_Directions_
Give back exactly the lines from the beginning of the listing below to the line holding "(empower-txt) at (492,560)", both ends included; the pictures stay out.

_Record extracts_
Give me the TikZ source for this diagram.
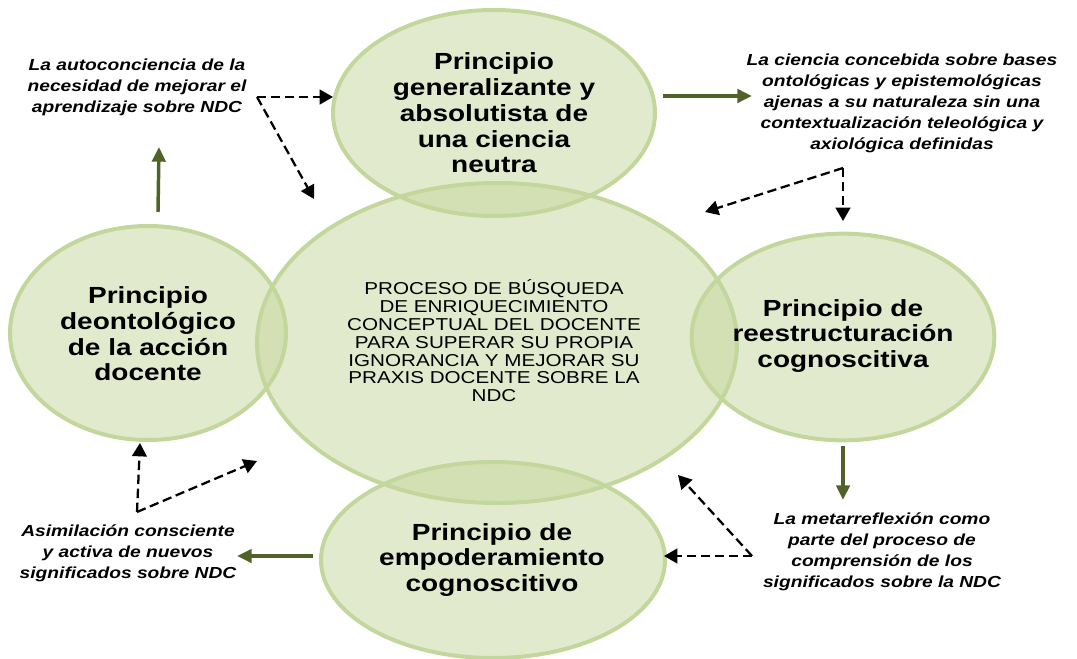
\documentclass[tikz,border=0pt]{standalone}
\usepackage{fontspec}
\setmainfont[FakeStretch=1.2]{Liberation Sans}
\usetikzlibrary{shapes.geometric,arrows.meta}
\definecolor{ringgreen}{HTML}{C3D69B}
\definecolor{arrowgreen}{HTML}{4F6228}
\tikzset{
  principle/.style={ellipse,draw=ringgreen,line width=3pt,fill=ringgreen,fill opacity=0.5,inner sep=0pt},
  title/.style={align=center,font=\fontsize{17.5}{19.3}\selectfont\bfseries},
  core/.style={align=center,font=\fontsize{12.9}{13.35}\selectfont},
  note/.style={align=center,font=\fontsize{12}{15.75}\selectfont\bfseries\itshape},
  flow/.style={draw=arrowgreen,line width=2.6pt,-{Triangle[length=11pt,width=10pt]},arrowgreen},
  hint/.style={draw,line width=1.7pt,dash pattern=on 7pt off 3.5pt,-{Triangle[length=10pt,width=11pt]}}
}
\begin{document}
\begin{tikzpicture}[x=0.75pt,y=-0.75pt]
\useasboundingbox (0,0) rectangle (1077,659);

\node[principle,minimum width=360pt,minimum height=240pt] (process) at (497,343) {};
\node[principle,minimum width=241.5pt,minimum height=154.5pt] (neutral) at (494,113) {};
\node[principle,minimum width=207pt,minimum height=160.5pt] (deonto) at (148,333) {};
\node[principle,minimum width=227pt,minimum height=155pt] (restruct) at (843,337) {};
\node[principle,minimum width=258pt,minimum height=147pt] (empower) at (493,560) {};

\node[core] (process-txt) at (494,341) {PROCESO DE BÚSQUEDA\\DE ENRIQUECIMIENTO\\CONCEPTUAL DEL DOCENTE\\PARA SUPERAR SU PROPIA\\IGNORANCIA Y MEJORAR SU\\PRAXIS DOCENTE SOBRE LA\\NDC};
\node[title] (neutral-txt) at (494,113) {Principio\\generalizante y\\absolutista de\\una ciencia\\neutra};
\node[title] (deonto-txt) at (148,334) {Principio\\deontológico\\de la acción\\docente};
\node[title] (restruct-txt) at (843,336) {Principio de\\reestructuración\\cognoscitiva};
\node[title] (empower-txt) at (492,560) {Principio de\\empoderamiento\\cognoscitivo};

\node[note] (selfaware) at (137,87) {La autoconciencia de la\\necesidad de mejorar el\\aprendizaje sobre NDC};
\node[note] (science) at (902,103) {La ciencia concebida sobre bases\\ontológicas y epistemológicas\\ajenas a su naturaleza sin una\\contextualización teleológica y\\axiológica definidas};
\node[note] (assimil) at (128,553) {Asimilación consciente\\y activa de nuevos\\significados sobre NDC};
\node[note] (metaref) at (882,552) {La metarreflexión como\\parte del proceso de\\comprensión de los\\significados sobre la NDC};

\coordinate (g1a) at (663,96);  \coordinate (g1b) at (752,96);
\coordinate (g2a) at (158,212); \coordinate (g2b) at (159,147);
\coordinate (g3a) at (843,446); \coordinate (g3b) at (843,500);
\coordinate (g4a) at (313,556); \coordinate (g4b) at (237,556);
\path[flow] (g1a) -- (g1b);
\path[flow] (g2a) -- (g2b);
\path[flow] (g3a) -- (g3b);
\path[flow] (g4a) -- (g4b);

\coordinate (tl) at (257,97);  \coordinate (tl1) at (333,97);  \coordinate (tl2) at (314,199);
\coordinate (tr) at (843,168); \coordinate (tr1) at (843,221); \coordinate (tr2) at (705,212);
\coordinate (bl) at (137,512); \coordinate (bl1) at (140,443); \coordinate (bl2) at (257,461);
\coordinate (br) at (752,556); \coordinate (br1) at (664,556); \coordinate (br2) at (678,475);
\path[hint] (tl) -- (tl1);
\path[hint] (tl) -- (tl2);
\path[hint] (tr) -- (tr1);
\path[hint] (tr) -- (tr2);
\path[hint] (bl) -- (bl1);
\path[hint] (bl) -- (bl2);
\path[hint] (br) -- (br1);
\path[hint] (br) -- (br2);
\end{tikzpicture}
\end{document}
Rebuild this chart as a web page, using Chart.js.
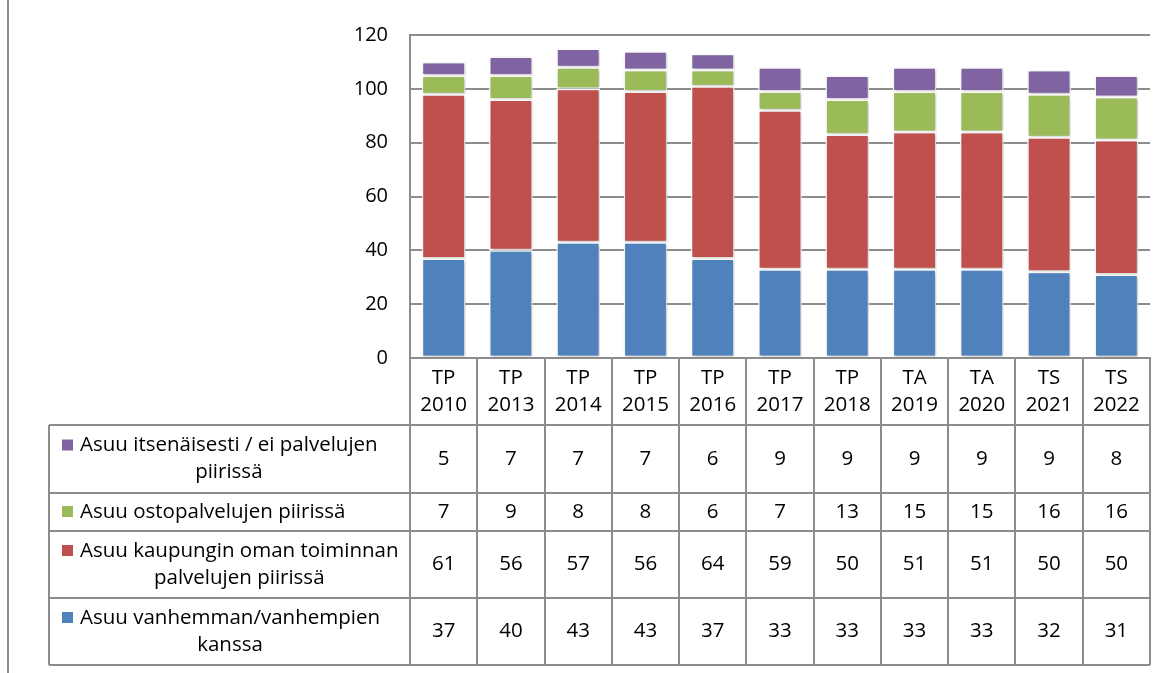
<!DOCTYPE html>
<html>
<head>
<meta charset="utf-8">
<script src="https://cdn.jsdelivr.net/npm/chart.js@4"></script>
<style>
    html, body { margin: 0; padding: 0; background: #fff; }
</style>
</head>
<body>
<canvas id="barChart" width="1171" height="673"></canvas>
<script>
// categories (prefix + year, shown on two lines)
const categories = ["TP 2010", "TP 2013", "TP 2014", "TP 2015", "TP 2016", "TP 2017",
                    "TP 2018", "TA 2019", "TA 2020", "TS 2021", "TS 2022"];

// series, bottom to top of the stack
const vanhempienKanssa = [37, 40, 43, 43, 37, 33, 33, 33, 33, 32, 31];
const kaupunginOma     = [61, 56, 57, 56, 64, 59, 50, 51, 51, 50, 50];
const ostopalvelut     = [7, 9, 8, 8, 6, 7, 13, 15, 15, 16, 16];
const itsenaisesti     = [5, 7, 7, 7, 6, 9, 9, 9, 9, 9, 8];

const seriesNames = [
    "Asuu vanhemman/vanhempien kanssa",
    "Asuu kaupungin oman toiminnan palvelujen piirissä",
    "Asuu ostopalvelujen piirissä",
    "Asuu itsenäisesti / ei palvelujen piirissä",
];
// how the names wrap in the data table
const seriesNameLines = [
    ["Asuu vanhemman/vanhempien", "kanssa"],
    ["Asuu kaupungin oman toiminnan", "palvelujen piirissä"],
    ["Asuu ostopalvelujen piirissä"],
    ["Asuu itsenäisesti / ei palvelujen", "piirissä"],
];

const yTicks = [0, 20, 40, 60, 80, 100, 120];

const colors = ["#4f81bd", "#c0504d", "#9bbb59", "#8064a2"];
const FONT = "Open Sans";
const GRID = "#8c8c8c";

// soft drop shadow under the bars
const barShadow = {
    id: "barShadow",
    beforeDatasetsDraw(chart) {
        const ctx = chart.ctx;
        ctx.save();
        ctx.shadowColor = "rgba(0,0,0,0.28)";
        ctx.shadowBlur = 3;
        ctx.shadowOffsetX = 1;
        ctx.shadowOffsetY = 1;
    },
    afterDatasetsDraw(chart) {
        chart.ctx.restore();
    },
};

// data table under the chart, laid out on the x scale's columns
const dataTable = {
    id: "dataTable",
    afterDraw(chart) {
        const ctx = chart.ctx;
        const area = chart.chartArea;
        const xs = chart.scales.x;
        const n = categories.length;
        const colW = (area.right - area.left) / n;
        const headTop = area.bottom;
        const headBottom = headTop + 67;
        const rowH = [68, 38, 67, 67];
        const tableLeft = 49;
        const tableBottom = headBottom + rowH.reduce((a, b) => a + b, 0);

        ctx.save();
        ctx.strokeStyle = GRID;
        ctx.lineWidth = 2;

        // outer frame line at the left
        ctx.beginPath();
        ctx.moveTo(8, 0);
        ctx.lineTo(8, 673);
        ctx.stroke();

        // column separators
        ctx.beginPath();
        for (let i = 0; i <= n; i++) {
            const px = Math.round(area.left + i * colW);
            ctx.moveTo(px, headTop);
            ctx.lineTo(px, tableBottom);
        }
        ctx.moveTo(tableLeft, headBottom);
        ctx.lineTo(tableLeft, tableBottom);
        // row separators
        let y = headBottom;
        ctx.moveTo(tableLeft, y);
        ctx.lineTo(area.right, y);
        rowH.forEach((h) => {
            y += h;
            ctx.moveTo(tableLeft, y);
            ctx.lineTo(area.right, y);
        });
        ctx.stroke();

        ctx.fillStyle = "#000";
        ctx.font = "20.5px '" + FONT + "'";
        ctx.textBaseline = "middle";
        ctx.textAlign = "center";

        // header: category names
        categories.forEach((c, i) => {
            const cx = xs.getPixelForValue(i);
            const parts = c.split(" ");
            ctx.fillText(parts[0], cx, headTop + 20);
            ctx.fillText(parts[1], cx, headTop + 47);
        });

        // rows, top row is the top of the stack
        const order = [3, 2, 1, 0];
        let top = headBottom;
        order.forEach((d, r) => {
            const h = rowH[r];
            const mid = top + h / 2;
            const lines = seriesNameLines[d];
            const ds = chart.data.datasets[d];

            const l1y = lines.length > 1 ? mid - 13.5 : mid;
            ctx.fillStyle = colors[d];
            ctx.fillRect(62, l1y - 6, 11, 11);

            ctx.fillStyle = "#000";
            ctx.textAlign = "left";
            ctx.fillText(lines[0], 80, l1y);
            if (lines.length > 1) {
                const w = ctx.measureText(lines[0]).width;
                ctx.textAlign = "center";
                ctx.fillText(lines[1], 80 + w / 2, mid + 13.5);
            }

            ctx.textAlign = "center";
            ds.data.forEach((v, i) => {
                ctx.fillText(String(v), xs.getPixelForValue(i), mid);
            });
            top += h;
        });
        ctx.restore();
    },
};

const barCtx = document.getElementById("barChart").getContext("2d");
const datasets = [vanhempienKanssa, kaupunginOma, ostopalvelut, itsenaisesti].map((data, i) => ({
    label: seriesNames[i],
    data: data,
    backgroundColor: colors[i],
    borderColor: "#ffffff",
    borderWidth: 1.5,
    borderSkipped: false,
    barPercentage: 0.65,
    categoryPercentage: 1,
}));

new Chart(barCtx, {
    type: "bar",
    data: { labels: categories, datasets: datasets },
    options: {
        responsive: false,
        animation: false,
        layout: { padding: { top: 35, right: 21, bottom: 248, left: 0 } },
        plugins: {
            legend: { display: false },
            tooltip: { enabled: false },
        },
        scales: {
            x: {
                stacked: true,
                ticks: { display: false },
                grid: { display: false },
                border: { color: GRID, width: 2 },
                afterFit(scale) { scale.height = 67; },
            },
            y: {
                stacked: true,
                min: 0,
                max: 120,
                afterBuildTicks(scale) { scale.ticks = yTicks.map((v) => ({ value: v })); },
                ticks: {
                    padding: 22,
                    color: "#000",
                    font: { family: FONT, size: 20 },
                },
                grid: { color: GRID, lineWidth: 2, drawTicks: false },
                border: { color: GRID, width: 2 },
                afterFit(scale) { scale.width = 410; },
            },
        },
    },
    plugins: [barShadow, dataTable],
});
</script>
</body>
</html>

_Solution for this problem_
Give me the TikZ source for this diagram.
\documentclass[tikz,border=0pt]{standalone}
\usepackage{fontspec}
\setmainfont[FakeStretch=1.2]{Liberation Sans}
\usetikzlibrary{shapes.geometric,arrows.meta}
\definecolor{ringgreen}{HTML}{C3D69B}
\definecolor{arrowgreen}{HTML}{4F6228}
\tikzset{
  principle/.style={ellipse,draw=ringgreen,line width=3pt,fill=ringgreen,fill opacity=0.5,inner sep=0pt},
  title/.style={align=center,font=\fontsize{17.5}{19.3}\selectfont\bfseries},
  core/.style={align=center,font=\fontsize{12.9}{13.35}\selectfont},
  note/.style={align=center,font=\fontsize{12}{15.75}\selectfont\bfseries\itshape},
  flow/.style={draw=arrowgreen,line width=2.6pt,-{Triangle[length=11pt,width=10pt]},arrowgreen},
  hint/.style={draw,line width=1.7pt,dash pattern=on 7pt off 3.5pt,-{Triangle[length=10pt,width=11pt]}}
}
\begin{document}
\begin{tikzpicture}[x=0.75pt,y=-0.75pt]
\useasboundingbox (0,0) rectangle (1077,659);

\node[principle,minimum width=360pt,minimum height=240pt] (process) at (497,343) {};
\node[principle,minimum width=241.5pt,minimum height=154.5pt] (neutral) at (494,113) {};
\node[principle,minimum width=207pt,minimum height=160.5pt] (deonto) at (148,333) {};
\node[principle,minimum width=227pt,minimum height=155pt] (restruct) at (843,337) {};
\node[principle,minimum width=258pt,minimum height=147pt] (empower) at (493,560) {};

\node[core] (process-txt) at (494,341) {PROCESO DE BÚSQUEDA\\DE ENRIQUECIMIENTO\\CONCEPTUAL DEL DOCENTE\\PARA SUPERAR SU PROPIA\\IGNORANCIA Y MEJORAR SU\\PRAXIS DOCENTE SOBRE LA\\NDC};
\node[title] (neutral-txt) at (494,113) {Principio\\generalizante y\\absolutista de\\una ciencia\\neutra};
\node[title] (deonto-txt) at (148,334) {Principio\\deontológico\\de la acción\\docente};
\node[title] (restruct-txt) at (843,336) {Principio de\\reestructuración\\cognoscitiva};
\node[title] (empower-txt) at (492,560) {Principio de\\empoderamiento\\cognoscitivo};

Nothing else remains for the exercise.